Not being able to reserve a ticket online, I tried my luck at the entrance and bought a ticket with a slightly higher price and waited for my slot of 15 minutes in the refectory of the convent, where the mural was. The visit was strictly guided in groups to protect the vulnerable painting. Its survival has already been made a legend with numerous alterations in ups and downs of history through roughly 500 years since its completion in 1498. Leonardo probably initiated a challenging task himself by using his newly invented technique of painting directly on the dry wall instead of a wet plaster, the traditional way of fresco painting. He laid his work on an exterior wall, leaving the painting to extreme change of temperature and humidity, which resulted in its fast deterioration right after the mural was completed. In 1652, the unrecognized painting was cut through to open a door right underneath the last supper table. Jesus lost his feet on the mural. By then, the disciples might already lost their clear boundaries of faces and no one saw the value of preserving a decayed painting and forgoing the convenience of a door leading directly from the kitchen to the cafeteria.
Faced with the fading of the mural of a genius, there were hurried efforts to restore the painting, some of which produced more ruins than restorations. Layer after layer, it is not clear how much of Leonardo's touch has left on the Last Supper as is shown today. Michelangelo Bellotti, attempted the first restoration in 1726, after which an unknown artist called Giuseppe Mazza had his touch on the painting after stripping off Bellotti's work in 1770. Further cleaning of the painting was conducted by Luigi Cavenaghi (1901-1908), by Oreste Silvestri in 1924, and by Mauro Pelliccioli (1951 - 1954). All restoration, cleaning and stabilization left marks on the painting and seeped in the thin wall holding the Last Supper.

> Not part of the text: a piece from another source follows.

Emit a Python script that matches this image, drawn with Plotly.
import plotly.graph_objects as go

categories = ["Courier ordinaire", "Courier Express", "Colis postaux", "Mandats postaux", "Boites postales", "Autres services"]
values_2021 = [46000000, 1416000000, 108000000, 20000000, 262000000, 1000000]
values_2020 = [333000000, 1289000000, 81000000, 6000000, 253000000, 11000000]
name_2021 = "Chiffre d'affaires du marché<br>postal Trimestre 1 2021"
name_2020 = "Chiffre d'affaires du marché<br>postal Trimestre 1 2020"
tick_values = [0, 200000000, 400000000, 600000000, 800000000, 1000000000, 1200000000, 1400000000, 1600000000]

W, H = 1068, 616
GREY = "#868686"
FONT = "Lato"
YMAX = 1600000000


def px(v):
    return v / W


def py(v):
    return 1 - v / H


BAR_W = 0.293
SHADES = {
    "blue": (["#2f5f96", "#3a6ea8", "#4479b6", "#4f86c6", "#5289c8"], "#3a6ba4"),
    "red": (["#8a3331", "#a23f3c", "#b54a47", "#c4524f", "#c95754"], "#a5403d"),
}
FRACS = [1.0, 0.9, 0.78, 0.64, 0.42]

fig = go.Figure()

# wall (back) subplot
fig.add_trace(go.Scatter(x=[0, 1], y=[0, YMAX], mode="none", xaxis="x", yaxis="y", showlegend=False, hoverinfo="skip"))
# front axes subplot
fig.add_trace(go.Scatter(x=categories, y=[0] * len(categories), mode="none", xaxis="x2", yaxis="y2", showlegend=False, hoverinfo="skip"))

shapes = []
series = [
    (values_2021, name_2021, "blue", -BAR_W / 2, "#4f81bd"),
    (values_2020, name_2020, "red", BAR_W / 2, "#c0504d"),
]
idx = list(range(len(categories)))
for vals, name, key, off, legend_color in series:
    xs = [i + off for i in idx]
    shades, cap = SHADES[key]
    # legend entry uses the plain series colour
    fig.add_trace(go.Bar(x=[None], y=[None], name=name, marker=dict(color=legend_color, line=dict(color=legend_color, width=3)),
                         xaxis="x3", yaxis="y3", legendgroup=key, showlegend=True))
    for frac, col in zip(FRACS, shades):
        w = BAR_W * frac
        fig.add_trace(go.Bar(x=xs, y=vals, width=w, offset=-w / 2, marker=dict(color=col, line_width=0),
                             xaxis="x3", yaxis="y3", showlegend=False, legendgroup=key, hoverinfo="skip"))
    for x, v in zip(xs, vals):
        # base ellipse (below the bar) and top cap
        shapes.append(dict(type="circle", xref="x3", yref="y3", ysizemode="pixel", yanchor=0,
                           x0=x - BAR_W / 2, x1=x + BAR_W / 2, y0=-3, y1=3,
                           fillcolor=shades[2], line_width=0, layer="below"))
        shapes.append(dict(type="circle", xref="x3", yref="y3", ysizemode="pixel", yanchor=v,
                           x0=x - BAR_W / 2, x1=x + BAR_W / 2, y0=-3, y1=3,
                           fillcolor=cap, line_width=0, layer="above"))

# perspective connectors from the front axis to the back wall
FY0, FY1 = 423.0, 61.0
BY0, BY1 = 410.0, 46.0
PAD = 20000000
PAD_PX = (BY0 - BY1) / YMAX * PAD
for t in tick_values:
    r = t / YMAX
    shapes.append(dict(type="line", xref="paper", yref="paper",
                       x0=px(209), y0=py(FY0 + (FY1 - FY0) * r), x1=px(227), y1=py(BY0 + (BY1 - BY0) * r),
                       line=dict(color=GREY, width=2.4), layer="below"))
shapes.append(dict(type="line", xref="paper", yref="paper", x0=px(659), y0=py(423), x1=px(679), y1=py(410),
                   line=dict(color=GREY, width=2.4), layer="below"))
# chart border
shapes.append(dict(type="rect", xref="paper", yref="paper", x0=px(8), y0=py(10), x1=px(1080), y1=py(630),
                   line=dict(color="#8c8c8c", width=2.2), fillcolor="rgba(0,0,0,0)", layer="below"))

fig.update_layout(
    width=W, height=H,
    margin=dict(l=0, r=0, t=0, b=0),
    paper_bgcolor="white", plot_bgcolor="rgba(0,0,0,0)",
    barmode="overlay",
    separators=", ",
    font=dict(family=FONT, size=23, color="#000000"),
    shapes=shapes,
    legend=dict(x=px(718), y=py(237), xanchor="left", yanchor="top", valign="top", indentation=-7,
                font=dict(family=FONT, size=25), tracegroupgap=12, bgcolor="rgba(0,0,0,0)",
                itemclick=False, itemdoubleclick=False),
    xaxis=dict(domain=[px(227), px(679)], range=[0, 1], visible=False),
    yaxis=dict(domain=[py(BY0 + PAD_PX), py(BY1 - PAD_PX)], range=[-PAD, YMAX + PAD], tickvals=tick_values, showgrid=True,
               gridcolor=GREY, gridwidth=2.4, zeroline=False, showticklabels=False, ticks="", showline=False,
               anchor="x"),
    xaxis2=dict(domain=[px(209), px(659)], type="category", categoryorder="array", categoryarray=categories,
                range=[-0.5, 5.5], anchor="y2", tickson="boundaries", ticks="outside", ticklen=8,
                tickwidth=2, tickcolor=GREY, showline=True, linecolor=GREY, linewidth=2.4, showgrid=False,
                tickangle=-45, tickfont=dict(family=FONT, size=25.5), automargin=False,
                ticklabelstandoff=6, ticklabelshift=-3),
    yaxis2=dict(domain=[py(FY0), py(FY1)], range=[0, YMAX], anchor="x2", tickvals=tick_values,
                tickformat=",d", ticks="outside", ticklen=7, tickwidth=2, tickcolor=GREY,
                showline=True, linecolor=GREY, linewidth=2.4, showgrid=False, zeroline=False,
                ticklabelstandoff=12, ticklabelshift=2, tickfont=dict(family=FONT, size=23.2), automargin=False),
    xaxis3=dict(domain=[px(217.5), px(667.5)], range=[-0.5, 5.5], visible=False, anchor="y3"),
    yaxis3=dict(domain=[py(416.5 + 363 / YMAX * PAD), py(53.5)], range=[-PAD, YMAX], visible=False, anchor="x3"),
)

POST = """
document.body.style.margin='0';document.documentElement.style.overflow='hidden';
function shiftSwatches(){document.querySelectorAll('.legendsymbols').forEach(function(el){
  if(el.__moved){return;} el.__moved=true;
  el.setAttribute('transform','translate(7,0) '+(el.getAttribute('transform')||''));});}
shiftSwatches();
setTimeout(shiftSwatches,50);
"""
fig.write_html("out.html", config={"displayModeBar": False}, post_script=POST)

It was not only artistes who had their hands on the Last Supper. In 1796, French revolutionary troops converted the refectory into an armory, later as a prison. In 1821, Stefano Barezzi, an expert in removing frescoes from their walls intact, tried to move it to a safer location, but ended up badly damaging the mural before realizing that it was not a fresco. In 1943, the Allied bombed the refectory and reduced the surrounding buildings into ruin except the wall protected by sand bags.
Through twists and turns, a major restoration was conducted from 1978 to 1999 by Pinin Brambilla Barcilon to bring the damaged and deteriorated painting back to life. After 21 years' of endeavor, the Last Supper unveiled itself again as it is when I stand in front of the painting in the dim refectory. The refectory was completely controlled in humidity and temperature, further stabilized by reducing all the windows to keep off sunlight. It was a strange experience standing in front of something you've known for a long time, but seen for real for the first time. The time limit was 15 minutes, not even enough to study in detail one person at the table. The mural has a blurring effect with its flaking surface and fading colors on the wall. I opened my eyes as wide as I could, trying to discern what lied in the details, but I strained my eyes so much that I couldn't help but blink.
That was the moment when Jesus stated calmly that one of the disciples around the table had betrayed him, with his right hands lying flat up and left hand reaching out as if he was trying to grasp something. Everyone on the table was shocked, in various ways, with their own added emotions, with anger, eagerness, pity, sorrow, surprise. All emotions were manifested by their facial expressions, postures and gestures. It was a psychological painting, crystalizing the dynamic moment with static brushes of paints.

15 minutes passed really quickly as I studied each of the disciples and examined every cracks on the wall. By the time we need to exit, I turned to the exit, and my eyesight swept quickly across another cluster of colors and figures, right opposite the Last Supper. The tour guide, after announcing the end of our visit, mentioned the painting on the other side as "the Crucification". Thereafter, we exited the room.
What is "the Crucification" about? Who painted it? What are its connections with the Last Supper? Did the painter know Leonardo as a friend? Have they worked together on the paintings and crossed their ways in the refectory? I left with loads of question marks in my head. I didn't notice there was another painting opposite the Last Supper for 15 minutes until the last minute. To an unobservant eye, the painting is as complex and as glorious as the Last Supper, but I failed to spare time to admire it.

I had been completely obsessed with the Last Supper, as obsessed as any one else in my same group. Non one cared about some unknown painter when there was a big name brand in the refectory. Back home, I search for this unknown painter and found him: Giovanni Donato da Montorfano (c. 1460–1502/1503), "an Italian painter of the Renaissance who was born, lived, and worked in Milan". He is described, in various sources, as known for his fresco the Crucificaion, "opposite Leonardo da Vinci's Last Supper". Not much is known about him except that his father was also a painter who worked in the Milan Cathedral.
Giovanni Donato da Montorfano is best known as the "man of a painting opposite the Last Supper". Maybe he should owe his fame to Leonardo? Or we, as audience, owe him a justified judgement when we tend to undervalue a "secondary figure" shadowed by the primary man of fame? Isn't this like sunshine that only touches tall trees in the jungle, leaving no room for the siblings covered underneath to grow?